Répercussions géopolitiques et prudence marocaine
Au Maroc, la réélection de Trump est scrutée de près avec un mélange de prudence et d’espoir. L’administration Trump a, par le passé, adopté une position favorable sur le Sahara, comme l’a rappelé le Roi dans son message de félicitations à Trump. Cependant, Mehdi Alioua rappelle que dans le domaine des relations internationales, rien n’est jamais définitif. Il invite à une vigilance continue de la diplomatie marocaine, malgré les apparentes garanties obtenues jusqu’à présent, soulignant que l’intérêt américain pourrait évoluer en fonction des priorités changeantes de la politique intérieure.
Cette campagne électorale, fortement marquée par les attaques personnelles entre candidats, reflète une société américaine de plus en plus polarisée, selon Kincaid. Ce phénomène, tout comme le basculement de l’électorat, ouvre une période d’incertitude pour les années à venir. Avec des tensions sociales et économiques exacerbées, cette élection est autant un soutien à Trump qu’un rejet de l’administration Biden. Un constat qui pourrait influencer la stratégie des deux partis dans le futur.
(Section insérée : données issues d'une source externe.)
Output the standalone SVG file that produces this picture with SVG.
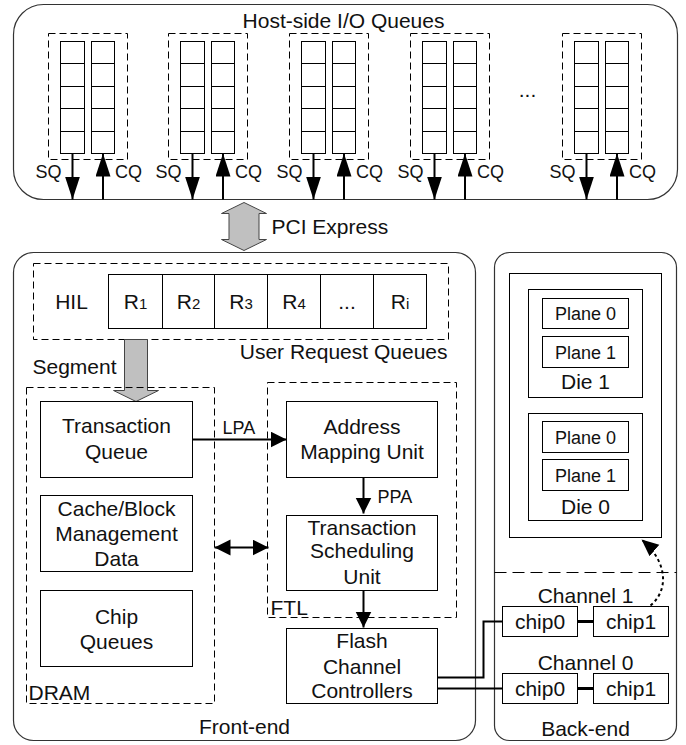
<svg xmlns="http://www.w3.org/2000/svg" width="686" height="745" viewBox="0 0 686 745">
<style>
.t{font-family:"Liberation Sans",Arial,sans-serif;font-size:21px;fill:#111}
.s{font-size:18px}
.m{text-anchor:middle}
.box{fill:#fff;stroke:#000;stroke-width:1}
.dash{fill:none;stroke:#000;stroke-width:1;stroke-dasharray:7 4}
.frame{fill:#fff;stroke:#333;stroke-width:1.2}
.gray{fill:#c0c0c0;stroke:#444;stroke-width:1}
.ln{fill:none;stroke:#000;stroke-width:2}
.cell{stroke:#000;stroke-width:1}
</style>
<defs>
<marker id="big" markerUnits="userSpaceOnUse" markerWidth="24" markerHeight="16" refX="23" refY="7.5" orient="auto"><path d="M0,0 L23,7.5 L0,15 z" fill="#000"/></marker>
<marker id="mid" markerUnits="userSpaceOnUse" markerWidth="17" markerHeight="17" refX="16" refY="8" orient="auto-start-reverse"><path d="M0,0 L16,8 L0,16 z" fill="#000"/></marker>
<marker id="cur" markerUnits="userSpaceOnUse" markerWidth="18" markerHeight="16" refX="17" refY="7.5" orient="auto"><path d="M0,0 L17,7.5 L0,15 z" fill="#000"/></marker>
</defs>
<g transform="translate(0.5,0.5)">
<!-- frames -->
<g id="host">
<rect class="frame" x="13" y="4" width="664" height="195" rx="30"/>
<text class="t m" x="343" y="27">Host-side I/O Queues</text>
<text class="t m" x="527" y="96">...</text>
</g>
<g id="frontend">
<rect class="frame" x="13" y="252" width="462" height="488" rx="20"/>
<text class="t m" x="244" y="733">Front-end</text>
</g>
<g id="backend">
<rect class="frame" x="494" y="252" width="182" height="488" rx="15"/>
<text class="t m" x="585" y="735">Back-end</text>
<line x1="494" y1="572" x2="676" y2="572" stroke="#000" stroke-width="1.2" stroke-dasharray="12 6"/>
</g>

<!-- queue pairs -->
<g id="q1" transform="translate(48,0)">
<rect class="dash" x="0" y="33" width="79" height="126"/>
<rect class="box" x="12" y="41" width="24" height="112"/>
<rect class="box" x="43" y="41" width="23" height="112"/>
<path class="cell" d="M12,63H36M12,86H36M12,108H36M12,131H36M43,63H66M43,86H66M43,108H66M43,131H66"/>
<line class="ln" x1="24" y1="153" x2="24" y2="199" marker-end="url(#big)"/>
<line class="ln" x1="54.5" y1="199" x2="54.5" y2="153" marker-end="url(#big)"/>
<text class="t m" x="0" y="177" style="font-size:18px">SQ</text>
<text class="t m" x="80" y="177" style="font-size:18px">CQ</text>
</g>
<g id="q2" transform="translate(168,0)">
<rect class="dash" x="0" y="33" width="79" height="126"/>
<rect class="box" x="12" y="41" width="24" height="112"/>
<rect class="box" x="43" y="41" width="23" height="112"/>
<path class="cell" d="M12,63H36M12,86H36M12,108H36M12,131H36M43,63H66M43,86H66M43,108H66M43,131H66"/>
<line class="ln" x1="24" y1="153" x2="24" y2="199" marker-end="url(#big)"/>
<line class="ln" x1="54.5" y1="199" x2="54.5" y2="153" marker-end="url(#big)"/>
<text class="t m" x="0" y="177" style="font-size:18px">SQ</text>
<text class="t m" x="80" y="177" style="font-size:18px">CQ</text>
</g>
<g id="q3" transform="translate(289,0)">
<rect class="dash" x="0" y="33" width="79" height="126"/>
<rect class="box" x="12" y="41" width="24" height="112"/>
<rect class="box" x="43" y="41" width="23" height="112"/>
<path class="cell" d="M12,63H36M12,86H36M12,108H36M12,131H36M43,63H66M43,86H66M43,108H66M43,131H66"/>
<line class="ln" x1="24" y1="153" x2="24" y2="199" marker-end="url(#big)"/>
<line class="ln" x1="54.5" y1="199" x2="54.5" y2="153" marker-end="url(#big)"/>
<text class="t m" x="0" y="177" style="font-size:18px">SQ</text>
<text class="t m" x="80" y="177" style="font-size:18px">CQ</text>
</g>
<g id="q4" transform="translate(410,0)">
<rect class="dash" x="0" y="33" width="79" height="126"/>
<rect class="box" x="12" y="41" width="24" height="112"/>
<rect class="box" x="43" y="41" width="23" height="112"/>
<path class="cell" d="M12,63H36M12,86H36M12,108H36M12,131H36M43,63H66M43,86H66M43,108H66M43,131H66"/>
<line class="ln" x1="24" y1="153" x2="24" y2="199" marker-end="url(#big)"/>
<line class="ln" x1="54.5" y1="199" x2="54.5" y2="153" marker-end="url(#big)"/>
<text class="t m" x="0" y="177" style="font-size:18px">SQ</text>
<text class="t m" x="80" y="177" style="font-size:18px">CQ</text>
</g>
<g id="q5" transform="translate(562,0)">
<rect class="dash" x="0" y="33" width="79" height="126"/>
<rect class="box" x="12" y="41" width="24" height="112"/>
<rect class="box" x="43" y="41" width="23" height="112"/>
<path class="cell" d="M12,63H36M12,86H36M12,108H36M12,131H36M43,63H66M43,86H66M43,108H66M43,131H66"/>
<line class="ln" x1="24" y1="153" x2="24" y2="199" marker-end="url(#big)"/>
<line class="ln" x1="54.5" y1="199" x2="54.5" y2="153" marker-end="url(#big)"/>
<text class="t m" x="0" y="177" style="font-size:18px">SQ</text>
<text class="t m" x="80" y="177" style="font-size:18px">CQ</text>
</g>

<!-- PCI Express -->
<g id="pcie">
<polygon class="gray" points="243.5,202 266,213 258.5,213 258.5,239 266,239 243.5,250 221,239 228.5,239 228.5,213 221,213"/>
<text class="t" x="271" y="233">PCI Express</text>
</g>

<!-- HIL -->
<g id="hil">
<rect class="dash" x="33" y="263" width="415" height="76"/>
<text class="t m" x="71" y="308">HIL</text>
<rect class="box" x="108" y="274" width="318" height="54"/>
<path class="cell" d="M162,274V328M214,274V328M267,274V328M320,274V328M373,274V328"/>
<text class="t m" x="135" y="308">R<tspan style="font-size:15px">1</tspan></text>
<text class="t m" x="188" y="308">R<tspan style="font-size:15px">2</tspan></text>
<text class="t m" x="240.5" y="308">R<tspan style="font-size:15px">3</tspan></text>
<text class="t m" x="293.5" y="308">R<tspan style="font-size:15px">4</tspan></text>
<text class="t m" x="346.5" y="308">...</text>
<text class="t m" x="399.5" y="308">R<tspan style="font-size:15px">i</tspan></text>
<text class="t" x="447" y="358" style="text-anchor:end">User Request Queues</text>
</g>

<!-- Segment -->
<g id="segment">
<polygon class="gray" points="124,339 147,339 147,390 158,390 135.5,401 113,390 124,390"/>
<text class="t" x="32" y="373">Segment</text>
</g>

<!-- DRAM -->
<g id="dram">
<rect class="dash" x="26" y="387" width="188" height="316"/>
<text class="t" x="28" y="699">DRAM</text>
</g>
<g id="tq">
<rect class="box" x="40" y="401" width="152" height="76"/>
<text class="t m" x="116" y="432">Transaction</text>
<text class="t m" x="116" y="458">Queue</text>
</g>
<g id="cache">
<rect class="box" x="40" y="495" width="152" height="76"/>
<text class="t m" x="116" y="515">Cache/Block</text>
<text class="t m" x="116" y="540">Management</text>
<text class="t m" x="116" y="565">Data</text>
</g>
<g id="chipq">
<rect class="box" x="40" y="590" width="152" height="76"/>
<text class="t m" x="116" y="623">Chip</text>
<text class="t m" x="116" y="648">Queues</text>
</g>

<!-- FTL -->
<g id="ftl">
<rect class="dash" x="267" y="382" width="189" height="235"/>
<text class="t" x="270" y="614">FTL</text>
</g>
<g id="amu">
<rect class="box" x="286" y="401" width="151" height="76"/>
<text class="t m" x="361.5" y="433">Address</text>
<text class="t m" x="361.5" y="458">Mapping Unit</text>
</g>
<g id="tsu">
<rect class="box" x="286" y="515" width="151" height="75"/>
<text class="t m" x="361.5" y="534">Transaction</text>
<text class="t m" x="361.5" y="557">Scheduling</text>
<text class="t m" x="361.5" y="583">Unit</text>
</g>
<g id="fcc">
<rect class="box" x="286" y="628" width="151" height="75"/>
<text class="t m" x="361.5" y="647">Flash</text>
<text class="t m" x="361.5" y="673">Channel</text>
<text class="t m" x="361.5" y="697">Controllers</text>
</g>

<!-- back-end chip -->
<g id="chip">
<rect class="box" x="509" y="273" width="152" height="264"/>
</g>
<g id="die1">
<rect class="box" x="528" y="289" width="114" height="108"/>
<rect class="box" x="542" y="298" width="86" height="30"/>
<text class="t m s" x="585" y="319">Plane 0</text>
<rect class="box" x="542" y="336" width="86" height="31"/>
<text class="t m s" x="585" y="358">Plane 1</text>
<text class="t m" x="585" y="388">Die 1</text>
</g>
<g id="die0">
<rect class="box" x="528" y="413" width="114" height="107"/>
<rect class="box" x="542" y="421" width="86" height="31"/>
<text class="t m s" x="585" y="443">Plane 0</text>
<rect class="box" x="542" y="459" width="86" height="31"/>
<text class="t m s" x="585" y="481">Plane 1</text>
<text class="t m" x="585" y="513">Die 0</text>
</g>
<g id="ch1">
<text class="t m" x="585" y="602">Channel 1</text>
<rect class="box" x="502" y="606" width="75" height="30"/>
<text class="t m" x="539.5" y="628">chip0</text>
<rect class="box" x="593" y="606" width="75" height="30"/>
<text class="t m" x="630.5" y="628">chip1</text>
</g>
<g id="ch0">
<text class="t m" x="585" y="669">Channel 0</text>
<rect class="box" x="502" y="673" width="75" height="30"/>
<text class="t m" x="539.5" y="695">chip0</text>
<rect class="box" x="593" y="673" width="75" height="30"/>
<text class="t m" x="630.5" y="695">chip1</text>
</g>

<!-- connectors -->
<g id="connectors">
<line class="ln" x1="192" y1="439" x2="286" y2="439" stroke-width="1.5" marker-end="url(#mid)"/>
<line class="ln" x1="214" y1="547" x2="268" y2="547" stroke-width="1.5" marker-start="url(#mid)" marker-end="url(#mid)"/>
<line class="ln" x1="363" y1="477" x2="363" y2="513" stroke-width="1.5" marker-end="url(#mid)"/>
<line class="ln" x1="363" y1="590" x2="363" y2="627" stroke-width="1.5" marker-end="url(#mid)"/>
<path class="ln" d="M437,677H483V621H502"/>
<path class="ln" d="M437,688H502"/>
<line x1="577" y1="621" x2="593" y2="621" stroke="#000" stroke-width="3"/>
<line x1="577" y1="688" x2="593" y2="688" stroke="#000" stroke-width="3"/>
<path d="M650,605 C668,590 668,562 641,539" fill="none" stroke="#000" stroke-width="2" stroke-dasharray="3 3" marker-end="url(#cur)"/>
<text class="t s" x="222" y="433">LPA</text>
<text class="t s" x="377" y="502">PPA</text>
</g>
</g>
</svg>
Le processus de transition entre l’élection et la prise de fonction en janvier est un moment clé. Kincaid rappelle que ce délai, raccourci dans les années 1930, permet de préparer l’arrivée de la nouvelle administration. Trump et son équipe doivent ainsi constituer un gouvernement solide pour mener à bien ses promesses de campagne, tout en veillant à nommer des responsables partageant ses priorités politiques.